Mark Zuckerberg Says Facebook Is “Not A Media Company,” But He May Be Mistaken

Amazon was once an online bookstore. Now it publishes books, and produces TV shows and movies (just like Netflix, which started as a DVD-by-mail company). Twitter is broadcasting political and sporting events, Apple will soon launch original streaming video content, and Snapchat has gone from a messaging service for sending self-destructing intimate photos to having a programming deal with NBC. Among all this shifting and pivoting, social media king Mark Zuckerberg claims that Facebook is not going to become a media company; he may be mistaken.

“[W]e are a tech company, not a media company,” Le Zuck told students in Rome today (according to Reuters) when pressed about Facebook’s ever-increasing role in news dissemination.

Facebook has increasingly become not just a place for people to get their news, but the place. There is, in fact, a high degree of likelihood that you’re reading this story because it was shared on Facebook by a friend, or it managed to eke its way into Facebook’s sought-after, but highly controversial “Trending” list.

Reuters says Zuckerberg acknowledged his company’s position as a place for people to go and get news from around the world, but the CEO stressed that Facebook is “a technology company, we build the tools, we do not produce any content.”

Zuck is trying to distinguish between content creators and the tech platforms that allow for that content to be shared, but one could argue that just because Facebook doesn’t (yet) create original content doesn’t mean it’s not a de facto media company.

The Facebook Trending module is, in effect, a form of original content. Much like the “international news” sections of smaller-market newspapers — or the back half of most local TV news shows — are filled with content pulled from wire services or other third parties, the Trending module is a curated selection of things the site believes you will be most interested to read.

Yes, that Trending module has become fully automated in the last few days, but it is not merely a list of the most popular items being shared on Facebook. That would be too easy for pranksters and deep-pocketed news sites to game; it would also be boring, repetitive, and irrelevant for lots of Facebook users.

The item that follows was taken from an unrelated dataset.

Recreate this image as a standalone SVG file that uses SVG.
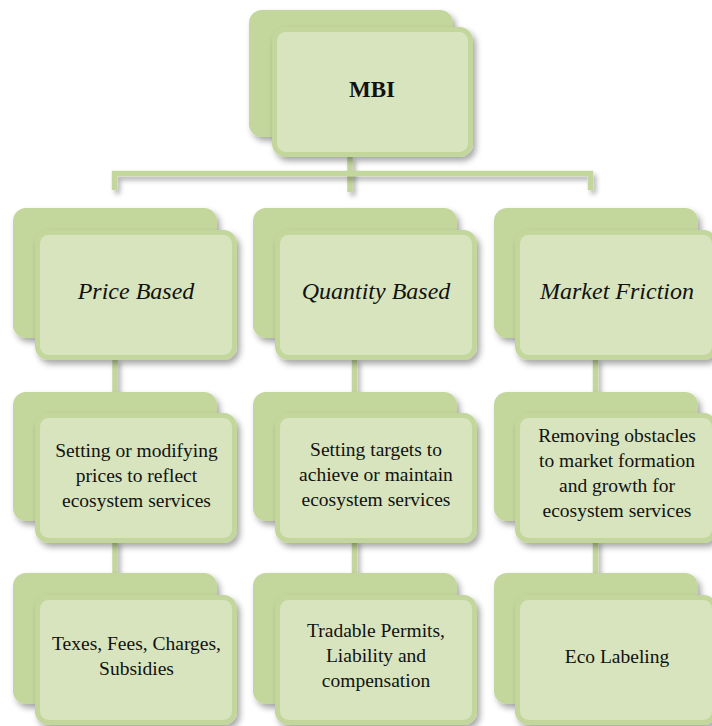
<svg xmlns="http://www.w3.org/2000/svg" width="712" height="726" viewBox="0 0 712 726">
<defs>
<filter id="sh" x="-10%" y="-10%" width="130%" height="140%">
<feDropShadow dx="3" dy="4" stdDeviation="3" flood-color="#000" flood-opacity="0.35"/>
</filter>
<filter id="lsh" filterUnits="userSpaceOnUse" x="0" y="0" width="712" height="726">
<feDropShadow dx="3" dy="4" stdDeviation="2.5" flood-color="#000" flood-opacity="0.3"/>
</filter>
</defs>
<style>
.back{fill:#c3d69b;filter:url(#sh)}
.front{fill:#d7e4bd;stroke:#c3d69b;stroke-width:5;filter:url(#sh)}
.conn{fill:none;stroke:#c3d69b;stroke-width:5.5;filter:url(#lsh)}
text{fill:#111;text-anchor:middle}
.t1{font-size:23px;font-weight:bold}
.t2{font-size:24px;font-style:italic}
.t3{font-size:19.5px}
</style>
<g id="connectors">
<path class="conn" d="M350,156 V192"/>
<path class="conn" d="M114.5,190 V173.5 H590.5 V190"/>
<path class="conn" d="M115,358 V396"/>
<path class="conn" d="M354.5,358 V396"/>
<path class="conn" d="M595.5,358 V396"/>
<path class="conn" d="M115,540 V577"/>
<path class="conn" d="M354.5,540 V577"/>
<path class="conn" d="M595.5,540 V577"/>
</g>
<g font-family="'Liberation Serif', 'DejaVu Serif', 'Times New Roman', serif">
<g id="node-mbi">
<rect class="back" x="249" y="10" width="204" height="127" rx="13"/>
<rect class="front" x="274.5" y="29.5" width="196" height="125" rx="11"/>
<text class="t1" x="372" y="97">MBI</text>
</g>
<g id="node-price">
<rect class="back" x="13" y="208" width="204" height="130" rx="13"/>
<rect class="front" x="37.5" y="232.5" width="197" height="125" rx="11"/>
<text class="t2" x="136" y="299">Price Based</text>
</g>
<g id="node-quantity">
<rect class="back" x="253" y="208" width="204" height="130" rx="13"/>
<rect class="front" x="277.5" y="232.5" width="197" height="125" rx="11"/>
<text class="t2" x="376" y="299">Quantity Based</text>
</g>
<g id="node-friction">
<rect class="back" x="494" y="208" width="204" height="130" rx="13"/>
<rect class="front" x="517.5" y="232.5" width="197" height="125" rx="11"/>
<text class="t2" x="617" y="299">Market Friction</text>
</g>
<g id="node-price-desc">
<rect class="back" x="13" y="392" width="204" height="129" rx="13"/>
<rect class="front" x="37.5" y="415.5" width="197" height="125" rx="11"/>
<text class="t3" x="136.5" y="456.5">Setting or modifying</text>
<text class="t3" x="136.5" y="481.5">prices to reflect</text>
<text class="t3" x="136.5" y="506.5">ecosystem services</text>
</g>
<g id="node-quantity-desc">
<rect class="back" x="253" y="392" width="204" height="129" rx="13"/>
<rect class="front" x="277.5" y="415.5" width="197" height="125" rx="11"/>
<text class="t3" x="376" y="456">Setting targets to</text>
<text class="t3" x="376" y="481">achieve or maintain</text>
<text class="t3" x="376" y="506">ecosystem services</text>
</g>
<g id="node-friction-desc">
<rect class="back" x="494" y="392" width="204" height="129" rx="13"/>
<rect class="front" x="517.5" y="415.5" width="197" height="125" rx="11"/>
<text class="t3" x="617" y="442">Removing obstacles</text>
<text class="t3" x="617" y="467">to market formation</text>
<text class="t3" x="617" y="492">and growth for</text>
<text class="t3" x="617" y="517">ecosystem services</text>
</g>
<g id="node-price-tools">
<rect class="back" x="13" y="573" width="204" height="131" rx="13"/>
<rect class="front" x="37.5" y="597.5" width="197" height="125" rx="11"/>
<text class="t3" x="136.5" y="650">Texes, Fees, Charges,</text>
<text class="t3" x="136.5" y="675">Subsidies</text>
</g>
<g id="node-quantity-tools">
<rect class="back" x="253" y="573" width="204" height="131" rx="13"/>
<rect class="front" x="277.5" y="597.5" width="197" height="125" rx="11"/>
<text class="t3" x="376" y="637">Tradable Permits,</text>
<text class="t3" x="376" y="662">Liability and</text>
<text class="t3" x="376" y="687">compensation</text>
</g>
<g id="node-friction-tools">
<rect class="back" x="494" y="573" width="204" height="131" rx="13"/>
<rect class="front" x="517.5" y="597.5" width="197" height="125" rx="11"/>
<text class="t3" x="617" y="663">Eco Labeling</text>
</g>
</g>
</svg>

No, behind the scenes the Trending algorithm is curating, matching, vetting, parsing, and various other gerunds, in the hopes of providing users with Trending items that are new, relevant, and interesting. The fact it’s being done by a machine and not a human doesn’t negate its status as a form of curated, original content.

Similarly, the Facebook algorithm has been used for years now to — sometimes to users’ consternation — rearrange newsfeeds out of their chronological order. The company isn’t just a neutral platform; it is a publisher, picking and choosing which of your high school friends’ political rantings to prioritize and which of your work colleagues’ dog photos to ignore.

More recently, Facebook announced it will soon begin filtering for mislabeled “sponsored” or “branded” content — you know, when a car company pays a website to write a story that just happens to be about how awesome its cars are — so that users are either not slammed with ads (for which Facebook isn’t getting paid) or they at least know that they are ads.

Facebook is effectively taking the shards of information put out there by your hodge-podge of online connections and trying to form them into a pleasant mosaic. Does it matter that this is done with technology instead of forcing some unpaid intern to read through and re-sort users’ feeds?

There have long been companies that walked the fine line between being a media platform and a media company, just not with reach on the scale of anything even approaching Facebook’s.

For instance, there are still local TV stations (and some cable TV channels) that have no original content. All of their shows are produced by someone else; they license bargain-basement movies to fill the air. Yet these programs are not randomly aired, but are selected for air times that the channel’s operator believes will bring in the biggest audience.

Likewise, radio disc jockeys aren’t (with rare, regrettable exceptions like Rick Dees) writing and playing their own music. They often play long blocks of songs without interruption. Again, the big-picture “content” here is the entirety of a radio broadcast, the putting together of thirty minutes or an hour of pre-existing content that will keep the most people (or the most people from the demographic your advertisers are trying to reach) tuned in.

Pandora, the online radio service, may offer one of the closest analogs to Facebook’s situation. It’s automated, using the artists you look for and provide feedback on to predict what songs will keep you listening and it does this for each of the company’s 80 million or so users.

Perhaps the “media company” question hinges on the fact that each Facebook feed and each Pandora station is unique to the particular end user? If they were broadcasting out identical content to all, or even large chunks, of their users slapping that label on these companies might be easier.

After all, printing out a single copy of my book Raiders on Aaar-Chee: Dust to Dust, Vol. I and selling it on my stoop ($24.99 or best offer) doesn’t make me a publisher. A publisher prints and sells multiple copies, and not just to your cousin Gayle.

However, if I could offer that ability to print out and sell your own book to just about anyone in the world, does that make me a publisher, or just a guy who goes through a lot of paper and toner? Can’t I be both?

Yes, Facebook is a platform for you to post whatever you feel like sharing. But it’s also running whatever you publish through an automated filtration, rearranging system in an effort to best keep readers reading (and coming back for more). Maybe it’s not technically a “media company,” but in some ways it sure acts like one.